New York - Andre Agassi saß auf seinem Sessel, den Kopf in die Hände gestützt und von einem weißen Handtuch teilweise bedeckt. Das hatte nichts mit Scham zu tun, im Gegenteil, der 35-Jährige hatte im Finale der 125. US Open vorzügliches Tennis gezeigt. Und trotzdem hat es nicht gereicht. Bei Weitem nicht. Das mussten schlussendlich auch die 23.000 der Hysterie nicht abgeneigten Zuschauer im Arthur Ashe Stadium zu New York akzeptieren.

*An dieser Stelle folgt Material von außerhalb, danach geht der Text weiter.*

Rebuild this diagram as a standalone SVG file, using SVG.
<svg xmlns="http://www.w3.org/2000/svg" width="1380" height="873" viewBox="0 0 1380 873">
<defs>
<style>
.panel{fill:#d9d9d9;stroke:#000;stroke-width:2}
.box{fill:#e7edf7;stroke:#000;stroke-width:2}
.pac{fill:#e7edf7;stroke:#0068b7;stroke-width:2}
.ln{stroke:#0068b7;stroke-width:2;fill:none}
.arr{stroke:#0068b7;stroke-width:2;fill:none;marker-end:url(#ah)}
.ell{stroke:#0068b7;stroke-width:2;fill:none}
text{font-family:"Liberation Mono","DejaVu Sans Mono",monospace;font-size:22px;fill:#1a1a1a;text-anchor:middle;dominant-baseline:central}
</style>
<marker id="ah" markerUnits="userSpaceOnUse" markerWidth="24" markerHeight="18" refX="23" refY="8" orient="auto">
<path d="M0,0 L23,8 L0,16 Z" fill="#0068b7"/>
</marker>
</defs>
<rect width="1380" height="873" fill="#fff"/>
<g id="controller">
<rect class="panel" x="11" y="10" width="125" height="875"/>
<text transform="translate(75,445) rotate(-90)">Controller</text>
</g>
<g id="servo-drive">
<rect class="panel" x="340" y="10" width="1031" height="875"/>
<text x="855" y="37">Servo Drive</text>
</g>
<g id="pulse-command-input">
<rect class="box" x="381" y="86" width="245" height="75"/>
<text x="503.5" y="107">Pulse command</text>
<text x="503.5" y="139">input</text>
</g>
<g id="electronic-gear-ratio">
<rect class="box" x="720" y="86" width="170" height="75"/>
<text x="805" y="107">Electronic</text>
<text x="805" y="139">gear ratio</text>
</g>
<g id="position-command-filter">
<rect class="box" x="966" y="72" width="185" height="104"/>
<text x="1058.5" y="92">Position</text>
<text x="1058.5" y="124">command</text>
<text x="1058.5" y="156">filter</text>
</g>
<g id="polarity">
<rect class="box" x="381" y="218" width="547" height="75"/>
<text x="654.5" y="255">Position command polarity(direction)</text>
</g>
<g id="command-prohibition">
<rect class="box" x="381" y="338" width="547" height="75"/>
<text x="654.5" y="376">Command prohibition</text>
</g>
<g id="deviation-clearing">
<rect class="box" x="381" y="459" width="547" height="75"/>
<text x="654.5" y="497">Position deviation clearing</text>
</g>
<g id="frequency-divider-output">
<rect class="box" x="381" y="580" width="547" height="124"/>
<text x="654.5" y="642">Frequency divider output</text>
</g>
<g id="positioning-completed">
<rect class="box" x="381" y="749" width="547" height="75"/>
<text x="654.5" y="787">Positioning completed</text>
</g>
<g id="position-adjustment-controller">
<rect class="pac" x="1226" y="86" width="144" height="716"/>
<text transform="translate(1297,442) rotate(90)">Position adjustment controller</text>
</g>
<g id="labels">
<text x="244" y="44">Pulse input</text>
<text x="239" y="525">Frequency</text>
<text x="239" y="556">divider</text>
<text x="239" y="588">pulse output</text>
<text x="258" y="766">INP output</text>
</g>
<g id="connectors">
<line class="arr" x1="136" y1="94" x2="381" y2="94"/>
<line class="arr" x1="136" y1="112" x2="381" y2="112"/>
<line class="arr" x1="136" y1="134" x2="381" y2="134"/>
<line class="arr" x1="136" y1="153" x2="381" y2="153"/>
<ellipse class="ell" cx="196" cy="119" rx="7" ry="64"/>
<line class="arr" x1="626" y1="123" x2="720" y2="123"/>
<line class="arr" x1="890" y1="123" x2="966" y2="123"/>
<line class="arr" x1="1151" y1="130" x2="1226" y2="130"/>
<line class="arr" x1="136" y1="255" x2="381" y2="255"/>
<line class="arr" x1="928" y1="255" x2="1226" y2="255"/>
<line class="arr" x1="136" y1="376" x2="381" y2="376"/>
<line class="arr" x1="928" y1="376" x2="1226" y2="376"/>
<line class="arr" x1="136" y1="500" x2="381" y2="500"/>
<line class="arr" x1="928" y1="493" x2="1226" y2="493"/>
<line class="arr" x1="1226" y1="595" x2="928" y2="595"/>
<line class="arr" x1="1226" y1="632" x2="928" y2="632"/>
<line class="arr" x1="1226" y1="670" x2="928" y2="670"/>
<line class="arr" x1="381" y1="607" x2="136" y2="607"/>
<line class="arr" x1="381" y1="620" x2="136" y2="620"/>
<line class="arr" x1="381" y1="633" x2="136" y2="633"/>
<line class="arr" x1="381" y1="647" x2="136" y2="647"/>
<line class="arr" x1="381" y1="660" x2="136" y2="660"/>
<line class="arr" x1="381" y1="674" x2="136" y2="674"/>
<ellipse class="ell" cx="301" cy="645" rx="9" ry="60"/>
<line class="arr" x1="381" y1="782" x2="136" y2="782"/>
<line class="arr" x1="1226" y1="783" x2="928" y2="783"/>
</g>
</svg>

Genies lehnen Sentimentalitäten ab, sie ignorieren Legenden auch an einem 11. September, Roger Federer siegte binnen 2:20 Stunden 6:3, 2:6, 7:6 (1), 6:1.

"Er ist der beste Spieler, gegen den ich je gespielt habe", sagte Agassi später. Und er kennt sie alle, da spricht kein Blinder von der Farbe. Den Jimmy Connors, den Björn Borg, John McEnroe, Boris Becker, Ivan Lendl, Stefan Edberg und natürlich den Pete Sampras. Übt man einen Beruf seit 20 Jahren aus, bekommt man einen Überblick. "Rogers Möglichkeiten sind in jeder Situation endlos, man steht bei jedem Schlag unter Druck. Sein Erfolg spiegelt all die Dinge wider, die er tun kann."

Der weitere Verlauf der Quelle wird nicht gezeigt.